Weird scheduling aside, the game went fine! I let the group know up front that this was a test, I don't know the rules by heart, and that the goal for today's session was to tackle three of the procedures laid out in the book: Exploration, Combat, and Negotiation. The group consisted of four players and three NPCs, a mix of followers gained during character creation. I rolled out some preamble setting up the adventure and the group took to exploring a six room dungeon! Three hours later and four rooms explored, they solved the problem they were sent to investigate and returned back to town to report on a new problem that will be the focus of the next adventure. A tidy, fun time all around!
So one adventure in, my big takeaways are:
- Break!! has great vibes. I dig the science-fantasy, frozen-in-time world and my players loved their characters. We had some moments of adjusting to the setting, but once we did everyone stayed in character in a way that felt true to the vibes. A+! Great vibes!
- It plays like a dungeon game. If you've played AD&D or Basic D&D it feels familiar. Not a surprise, given the game comes out of a decade of OSR design work. I had a hard time puzzling out how much of that was because I made a dungeon for this adventure, but I literally designed it to test procedures written in the rules... so I feel confident saying this is a dungeon game.
- GM support is minimal... but that's also the norm in the indie space for this kind of game. It does a pretty admirable job of guiding you through building out small adventure sites and a small setting to situate them in, but only gives you a handful of threats to populate them with and no advice at all for how much treasure to hand out. I imagine a lot of that comes down to page limits - it's a 470 page rulebook - and needing to cut space somewhere. But it puts me in a position where I have to do more work to run it.
- It really needs a better pdf. This is less a critique of the game, more the nature of Break!! being designed by a two person team who made a pdf with what looks like print layout concerns in mind first, play testing ease second. The designers have promised a better one in the future that will be easier to use as a reference, so fingers-crossed there!
My plan is to run one more adventure with the group. I have a small overland adventure outlined and am in the process of writing-up. After that, though, I don't know if I will run Break!! again anytime soon. Not because of anything wrong with Break!! itself, but because it's, well... it's a dungeon game!
This is about to pivot from talking about Break!! and turn into a ramble about dungeon games in general, so if you made it this far, feel free to bail out here! Try the game out if you have a pdf of it and give the book a buy when it hits stores!

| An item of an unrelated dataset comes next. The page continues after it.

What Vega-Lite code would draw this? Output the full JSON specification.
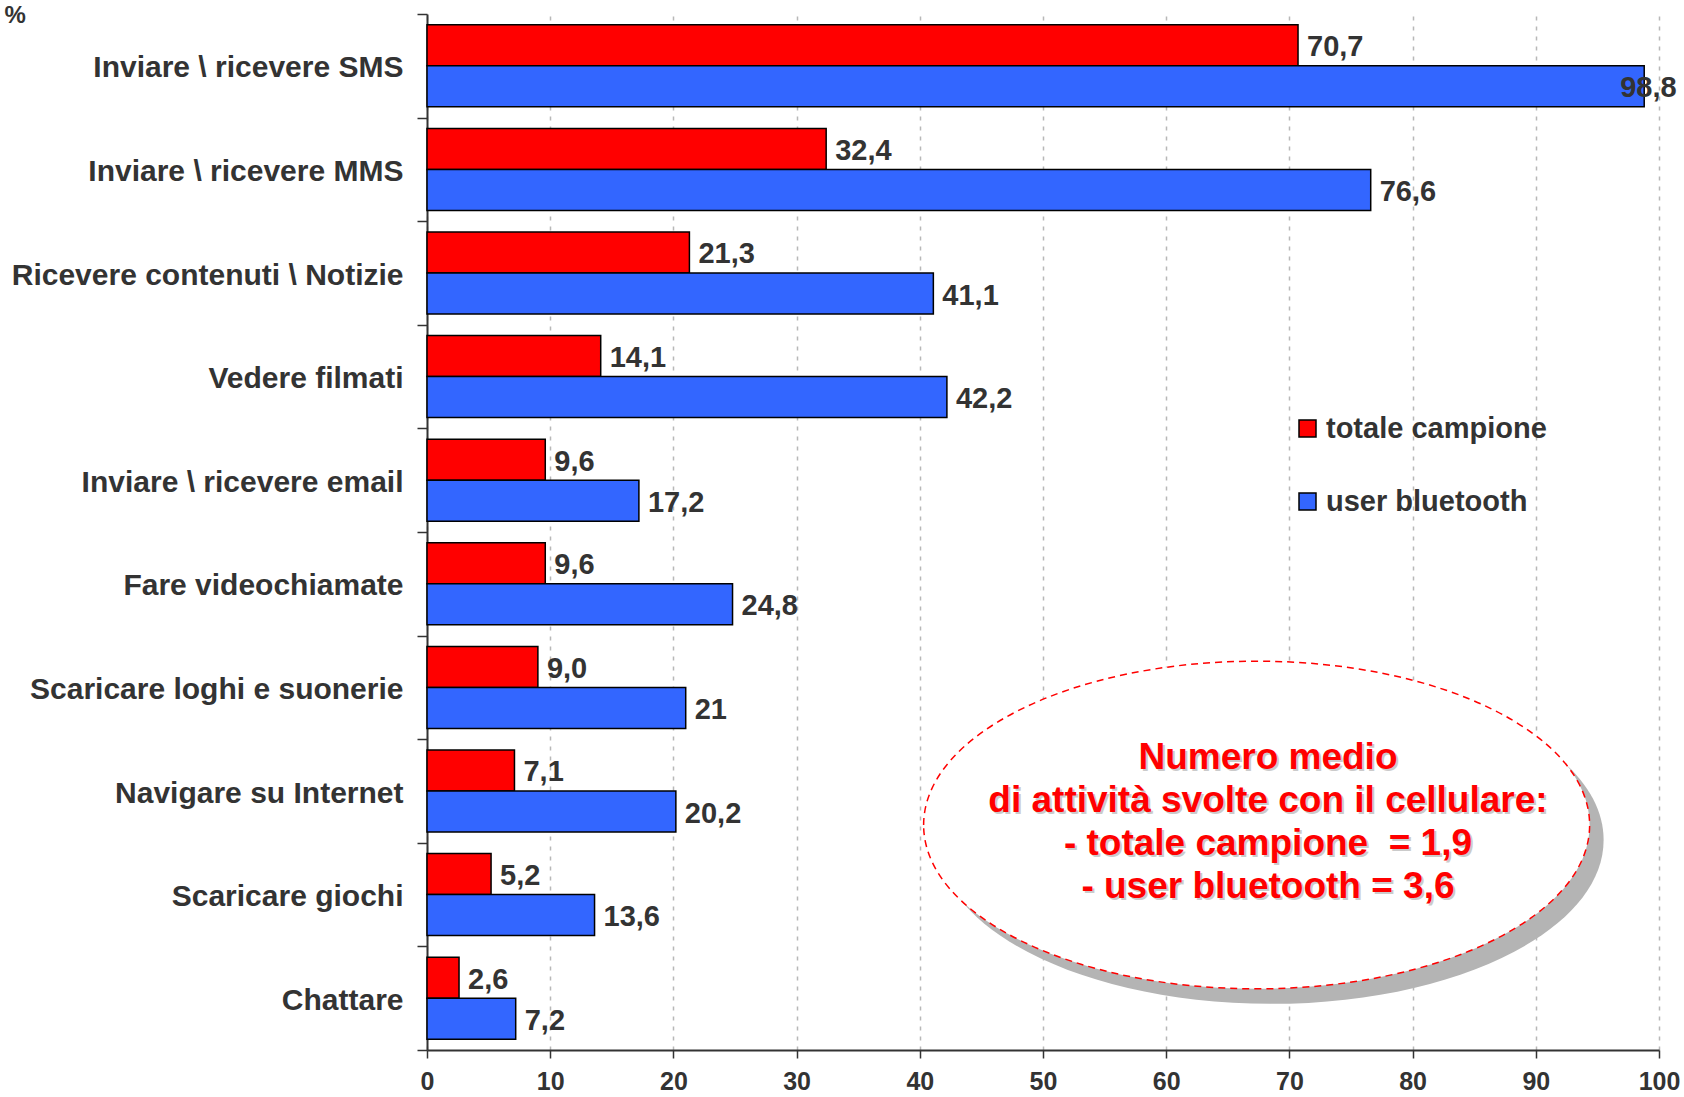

So, yeah. Dungeon games. I've been playing them for swiftly approaching three-quarters of my life now. And in all that time, it has been an uphill battle to convince friends to try anything they didn't already know the name of. D&D, Pathfinder, and Shadowrun? The ones that have video games, novels, comic books, and movies made about them are easy to sell friends on playing. Which is a problem, because often those same games are the ones I have the least interest in running - I'm over twenty years into the hobby, I am ready to try other stuff that is also easier and more interesting for me to prepare.
The problem is, every time I try and pitch a group on a different game, I am told "We just want to play D&D." Or worse, people drop out of the group all together!
Nothing I've seen in Break!! convinces me that I could pitch it and break this trend. At best, I think I could convince some of my friends to sit down and play once or twice. But it ain't gonna make them say "Damn! This is the shit, son! We need to play this instead of D&D!"
If this sounds defeatist... yeah! It kind of is! Pitching takes work and time. Anytime I decide to pitch a game, I have to make the choice - do I put in the effort and lay down as much runway for my friends as possible to convince them to try a game out, or do I take that same time investment and pour it into a D&D or Pathfinder game I know they'll show-up for? I've done this a lot, for multiple friend groups. I know how this goes!
So yeah. Break!! is neat, I am gonna run at least one more adventure and keep the game in my back-pocket, but it's a dungeon game and I don't think it's going to be the one that will magically allow me to convince friends to play it instead of whatever the latest edition of D&D or Pathfinder is. So it goes!